Endless Wars Are Not ‘Human Rights’

With regard to China, Van Buren wrote, it “appears to be the next war now searching for a reason.” Since China refuses to invade Taiwan and thus provide a pretext for war fever in the United States, he wrote that there could be a less problematic outcome, an arms race for hypersonic weapons. “But what if the U.S. has its mind set on a real war, as in Vietnam and after 9/11, and needs a palatable reason to be found?” asks Van Buren, only expressing what has long since become obvious.

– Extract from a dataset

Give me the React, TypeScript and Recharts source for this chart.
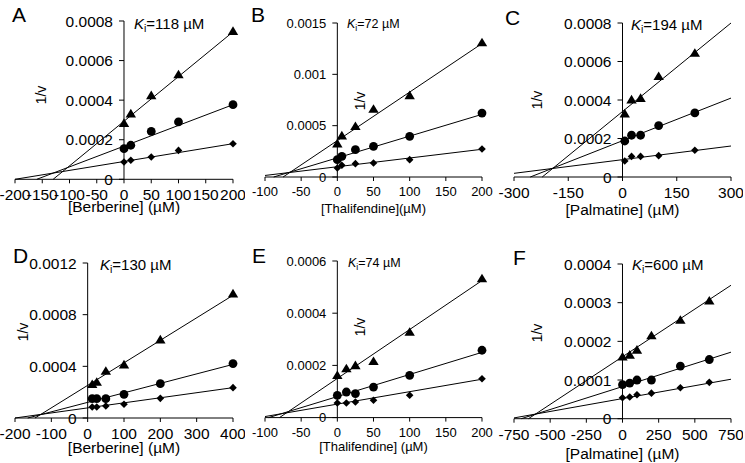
import React from "react";
import {
  ComposedChart,
  Scatter,
  Line,
  XAxis,
  YAxis,
  ReferenceLine,
  ReferenceDot,
} from "recharts";

// Dixon plots, 6 panels. Series order everywhere: triangles, circles, diamonds.
// Fit lines are given as [start, end] pairs.

const A_X = [0, 12.5, 50, 100, 200];
const A_TRI = [0.000284, 0.000332, 0.000424, 0.00053, 0.000749];
const A_CIR = [0.000155, 0.000172, 0.000242, 0.00029, 0.000377];
const A_DIA = [0.0000875, 0.000096, 0.000113, 0.000146, 0.00018];
const A_FIT_X = [[-130, 200], [-160, 200], [-200, 200]];
const A_FIT_Y = [[0, 0.000745], [0, 0.000377], [0, 0.00018]];

const B_X = [0, 6.25, 25, 50, 100, 200];
const B_TRI = [0.000325, 0.000403, 0.000494, 0.000662, 0.000795, 0.00131];
const B_CIR = [0.000169, 0.000201, 0.000266, 0.000299, 0.000396, 0.000623];
const B_DIA = [0.0000877, 0.000114, 0.00013, 0.000136, 0.000169, 0.000273];
const B_FIT_X = [[-75, 200], [-88, 200], [-100, 200]];
const B_FIT_Y = [[0, 0.0013], [0, 0.00061], [0.000015, 0.00027]];

const C_X = [6.25, 25, 50, 100, 200];
const C_TRI = [0.000329, 0.000402, 0.00041, 0.000523, 0.000644];
const C_CIR = [0.000187, 0.000217, 0.000217, 0.000267, 0.000333];
const C_DIA = [0.0000831, 0.000107, 0.000107, 0.000111, 0.000139];
const C_FIT_X = [[-222, 300], [-255, 300], [-300, 300]];
const C_FIT_Y = [[0, 0.0008], [0, 0.00041], [0.000019, 0.000161]];

const D_X = [12.5, 25, 50, 100, 200, 400];
const D_TRI = [0.000261, 0.000279, 0.000364, 0.000413, 0.000607, 0.000963];
const D_CIR = [0.00015, 0.00015, 0.00015, 0.000183, 0.000266, 0.000421];
const D_DIA = [0.0000851, 0.0000851, 0.000093, 0.000106, 0.000152, 0.000235];
const D_FIT_X = [[-145, 400], [-165, 400], [-200, 400]];
const D_FIT_Y = [[0, 0.00095], [0, 0.000415], [0, 0.000235]];

const E_X = [0, 12.5, 25, 50, 100, 200];
const E_TRI = [0.000162, 0.000188, 0.0002, 0.000216, 0.000328, 0.000533];
const E_CIR = [0.0000854, 0.000098, 0.000092, 0.000117, 0.000162, 0.000258];
const E_DIA = [0.0000561, 0.0000561, 0.00006, 0.0000664, 0.0000854, 0.000149];
const E_FIT_X = [[-80, 200], [-95, 200], [-100, 200]];
const E_FIT_Y = [[0, 0.000525], [0, 0.00025], [0.000004, 0.000147]];

const F_X = [0, 50, 100, 200, 400, 600];
const F_TRI = [0.00016, 0.000165, 0.000178, 0.000215, 0.000255, 0.000305];
const F_CIR = [0.000088, 0.000092, 0.0001, 0.0001, 0.000136, 0.000153];
const F_DIA = [0.000054, 0.000056, 0.000062, 0.000066, 0.00008, 0.000094];
const F_FIT_X = [[-650, 750], [-700, 750], [-750, 750]];
const F_FIT_Y = [[0, 0.000345], [0, 0.000172], [0.000002, 0.000102]];

const X_TICKS_A = [-200, -150, -100, -50, 0, 50, 100, 150, 200];
const X_TICKS_B = [-100, -50, 0, 50, 100, 150, 200];
const X_TICKS_C = [-300, -150, 0, 150, 300];
const X_TICKS_D = [-200, -100, 0, 100, 200, 300, 400];
const X_TICKS_F = [-750, -500, -250, 0, 250, 500, 750];

const Y_TICKS_A = [0, 0.0002, 0.0004, 0.0006, 0.0008];
const Y_LABELS_A = ["0", "0.0002", "0.0004", "0.0006", "0.0008"];
const Y_TICKS_B = [0, 0.0005, 0.001, 0.0015];
const Y_LABELS_B = ["0", "0.0005", "0.001", "0.0015"];
const Y_TICKS_D = [0, 0.0004, 0.0008, 0.0012];
const Y_LABELS_D = ["0", "0.0004", "0.0008", "0.0012"];
const Y_TICKS_E = [0, 0.0002, 0.0004, 0.0006];
const Y_LABELS_E = ["0", "0.0002", "0.0004", "0.0006"];
const Y_TICKS_F = [0, 0.0001, 0.0002, 0.0003, 0.0004];
const Y_LABELS_F = ["0", "0.0001", "0.0002", "0.0003", "0.0004"];

const FONT = '"Liberation Sans", Arial, sans-serif';
const ML = 22;
const MT = 12;
const MR = 12;
const MB = 8;

const pts = (xs: number[], ys: number[]) => xs.map((x, i) => ({ x, y: ys[i] }));

const Tri = (p: any) => (
  <polygon
    points={`${p.cx},${p.cy - 4.8} ${p.cx + 5.2},${p.cy + 3.8} ${p.cx - 5.2},${p.cy + 3.8}`}
    fill="#000"
  />
);
const Dot = (p: any) => <circle cx={p.cx} cy={p.cy} r={4.4} fill="#000" />;
const Dia = (p: any) => (
  <polygon
    points={`${p.cx},${p.cy - 3.8} ${p.cx + 3.8},${p.cy} ${p.cx},${p.cy + 3.8} ${p.cx - 3.8},${p.cy}`}
    fill="#000"
  />
);

interface PanelProps {
  letter: string;
  ki: string;
  title: string;
  xs: number[];
  series: number[][];
  fitX: number[][];
  fitY: number[][];
  xTicks: number[];
  yTicks: number[];
  yLabels: string[];
  // plot box in page pixels
  box: { l: number; t: number; w: number; h: number };
  axisH: number;
  fs: number;
  letterPos: [number, number];
  kiPos: [number, number];
  vPos: [number, number];
}

function Panel(p: PanelProps) {
  const { box, fs } = p;
  const shapes = [Tri, Dot, Dia];
  const yTickShape = (label: string) => (props: any) => (
    <g>
      <line x1={props.cx - 5} y1={props.cy} x2={props.cx} y2={props.cy} stroke="#000" />
      <text x={props.cx - 11} y={props.cy} dy="0.36em" textAnchor="end" fontSize={fs} fill="#000">
        {label}
      </text>
    </g>
  );
  return (
    <>
      <div style={{ position: "absolute", left: box.l - ML, top: box.t - MT }}>
        <ComposedChart
          width={box.w + ML + MR}
          height={MT + box.h + p.axisH + MB}
          margin={{ top: MT, right: MR, left: ML, bottom: MB }}
        >
          <XAxis
            type="number"
            dataKey="x"
            domain={[p.xTicks[0], p.xTicks[p.xTicks.length - 1]]}
            ticks={p.xTicks}
            interval={0}
            tickSize={4}
            tickMargin={6}
            height={p.axisH}
            axisLine={{ stroke: "#000" }}
            tickLine={{ stroke: "#000" }}
            tick={{ fill: "#000", fontSize: fs }}
            label={{ value: p.title, position: "insideBottom", offset: 0, fill: "#000", fontSize: fs }}
          />
          <YAxis hide type="number" dataKey="y" domain={[0, p.yTicks[p.yTicks.length - 1]]} />
          <ReferenceLine x={0} stroke="#000" />
          {p.yTicks.map((v, i) => (
            <ReferenceDot key={v} x={0} y={v} r={1} ifOverflow="visible" shape={yTickShape(p.yLabels[i])} />
          ))}
          {p.fitX.map((fx, i) => (
            <Line
              key={"fit" + i}
              data={pts(fx, p.fitY[i])}
              dataKey="y"
              type="linear"
              stroke="#000"
              strokeWidth={1}
              dot={false}
              activeDot={false}
              isAnimationActive={false}
            />
          ))}
          {p.series.map((ys, i) => (
            <Scatter key={"s" + i} data={pts(p.xs, ys)} dataKey="y" shape={shapes[i]} isAnimationActive={false} />
          ))}
        </ComposedChart>
      </div>
      <div
        style={{
          position: "absolute",
          left: p.letterPos[0],
          top: p.letterPos[1] - 10.5,
          fontSize: 21,
          lineHeight: "21px",
        }}
      >
        {p.letter}
      </div>
      <div
        style={{
          position: "absolute",
          left: p.kiPos[0],
          top: p.kiPos[1] - fs / 2,
          fontSize: fs - 0.5,
          lineHeight: `${fs}px`,
          whiteSpace: "nowrap",
        }}
      >
        <i>K</i>
        <span style={{ fontSize: "0.7em", verticalAlign: "-0.3em" }}>i</span>
        {p.ki}
      </div>
      <div
        style={{
          position: "absolute",
          left: p.vPos[0],
          top: p.vPos[1],
          fontSize: 14,
          lineHeight: "14px",
          whiteSpace: "nowrap",
          transform: "translate(-50%, -50%) rotate(-90deg)",
        }}
      >
        1/v
      </div>
    </>
  );
}

export default function App() {
  return (
    <div
      style={{
        position: "absolute",
        left: 0,
        top: 0,
        width: 745,
        height: 463,
        background: "#fff",
        fontFamily: FONT,
        color: "#000",
        overflow: "hidden",
      }}
    >
      <Panel
        letter="A"
        ki="=118 µM"
        title="[Berberine] (µM)"
        xs={A_X}
        series={[A_TRI, A_CIR, A_DIA]}
        fitX={A_FIT_X}
        fitY={A_FIT_Y}
        xTicks={X_TICKS_A}
        yTicks={Y_TICKS_A}
        yLabels={Y_LABELS_A}
        box={{ l: 15, t: 20.7, w: 218, h: 158.3 }}
        axisH={33}
        fs={15.5}
        letterPos={[12, 14]}
        kiPos={[134, 24]}
        vPos={[41, 95]}
      />
      <Panel
        letter="B"
        ki="=72 µM"
        title="[Thalifendine](µM)"
        xs={B_X}
        series={[B_TRI, B_CIR, B_DIA]}
        fitX={B_FIT_X}
        fitY={B_FIT_Y}
        xTicks={X_TICKS_B}
        yTicks={Y_TICKS_B}
        yLabels={Y_LABELS_B}
        box={{ l: 265, t: 23.3, w: 217, h: 154 }}
        axisH={36}
        fs={13}
        letterPos={[251, 14]}
        kiPos={[347, 24.5]}
        vPos={[360, 101]}
      />
      <Panel
        letter="C"
        ki="=194 µM"
        title="[Palmatine] (µM)"
        xs={C_X}
        series={[C_TRI, C_CIR, C_DIA]}
        fitX={C_FIT_X}
        fitY={C_FIT_Y}
        xTicks={X_TICKS_C}
        yTicks={Y_TICKS_A}
        yLabels={Y_LABELS_A}
        box={{ l: 514, t: 22.7, w: 217, h: 154 }}
        axisH={38}
        fs={15.5}
        letterPos={[505, 17.5]}
        kiPos={[631, 25]}
        vPos={[537, 100]}
      />
      <Panel
        letter="D"
        ki="=130 µM"
        title="[Berberine] (µM)"
        xs={D_X}
        series={[D_TRI, D_CIR, D_DIA]}
        fitX={D_FIT_X}
        fitY={D_FIT_Y}
        xTicks={X_TICKS_D}
        yTicks={Y_TICKS_D}
        yLabels={Y_LABELS_D}
        box={{ l: 15, t: 262.7, w: 218, h: 155 }}
        axisH={34.5}
        fs={15.5}
        letterPos={[13, 255]}
        kiPos={[100, 265]}
        vPos={[23, 332]}
      />
      <Panel
        letter="E"
        ki="=74 µM"
        title="[Thalifendine] (µM)"
        xs={E_X}
        series={[E_TRI, E_CIR, E_DIA]}
        fitX={E_FIT_X}
        fitY={E_FIT_Y}
        xTicks={X_TICKS_B}
        yTicks={Y_TICKS_E}
        yLabels={Y_LABELS_E}
        box={{ l: 265, t: 260.7, w: 217, h: 156.6 }}
        axisH={33.5}
        fs={13}
        letterPos={[252, 255]}
        kiPos={[348, 263.5]}
        vPos={[360, 327]}
      />
      <Panel
        letter="F"
        ki="=600 µM"
        title="[Palmatine] (µM)"
        xs={F_X}
        series={[F_TRI, F_CIR, F_DIA]}
        fitX={F_FIT_X}
        fitY={F_FIT_Y}
        xTicks={X_TICKS_F}
        yTicks={Y_TICKS_F}
        yLabels={Y_LABELS_F}
        box={{ l: 514, t: 264.3, w: 217, h: 154.7 }}
        axisH={40}
        fs={15.5}
        letterPos={[513, 257]}
        kiPos={[632, 265]}
        vPos={[537, 333]}
      />
    </div>
  );
}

Can it be assumed that these and many other “false flag” incidents are known to Western governments and parties? Apart from maybe a few inexperienced backbenchers—absolutely! That is why the participants who took part in President Biden’s “Democracy Summit,” which should more likely be called hypocrisy summit, are about as trustworthy as the organizers of the notorious “carpet bus rides,” where plush carpets are foisted upon unsuspecting pensioners as “real Persians.”

The idea that this is an alliance of the “good guys,” a community of values that campaigns for democracy, human rights and freedom, against the “bad guys,” the autocratic regimes that oppress their populations, is an advertising story with which a spoiled product is intended to be disguised with cosmetic plasters and sold.

At least since the U.S. administration and its “allies” left Afghanistan in an absolutely catastrophic state after 20 years of war (withholding money that belongs to the Afghans and thus exacerbating the worst humanitarian catastrophe on the planet, where 24 million people are threatened with death from starvation and from winter’s cold), none of these flawless democrats should use the words “human rights” any more. We should speak of the millions of dead, injured and refugees who were created by the endless wars built on lies. And what about Julian Assange, whose only crime was exposing war crimes? He is being murdered by legal means before the eyes of the world.

The list could be much extended: The martial “pushback” policy of the EU with Frontex against refugees, who are only refugees because they are the victims of the “endless wars”; the refugee camps, which Pope Francis compared to concentration camps; the consequences of the Malthusian policy of the Klaus Schwabs of this world, which sees the attempt to overcome poverty as the greatest threat to the “climate” and thus says any development must be stalled for decades through “conditionalities.”

On the other hand, the success story of the “autocratic” governments does not look so bad: China has not only lifted 850 million people of its own population out of extreme poverty and given developing countries the chance to overcome poverty and underdevelopment for the first time. The United States has had almost 800,000 coronavirus deaths with a population of 330 million people, while China has fewer than 5,000 deaths with 1.4 billion people. Perhaps—the Eurocentric carpet sellers might want to think about this—is human life worth more to the “autocratic” regimes?

Germans should really urgently draw the conclusion that remaining in a military alliance, which in the event of a crisis will result in their annihilation, may not be such a good idea. There is, indeed, an alternative to NATO’s policy of confrontation which has been obsolete since 1991. There is an urgent need to establish an international security architecture that takes into account the security interests of all states.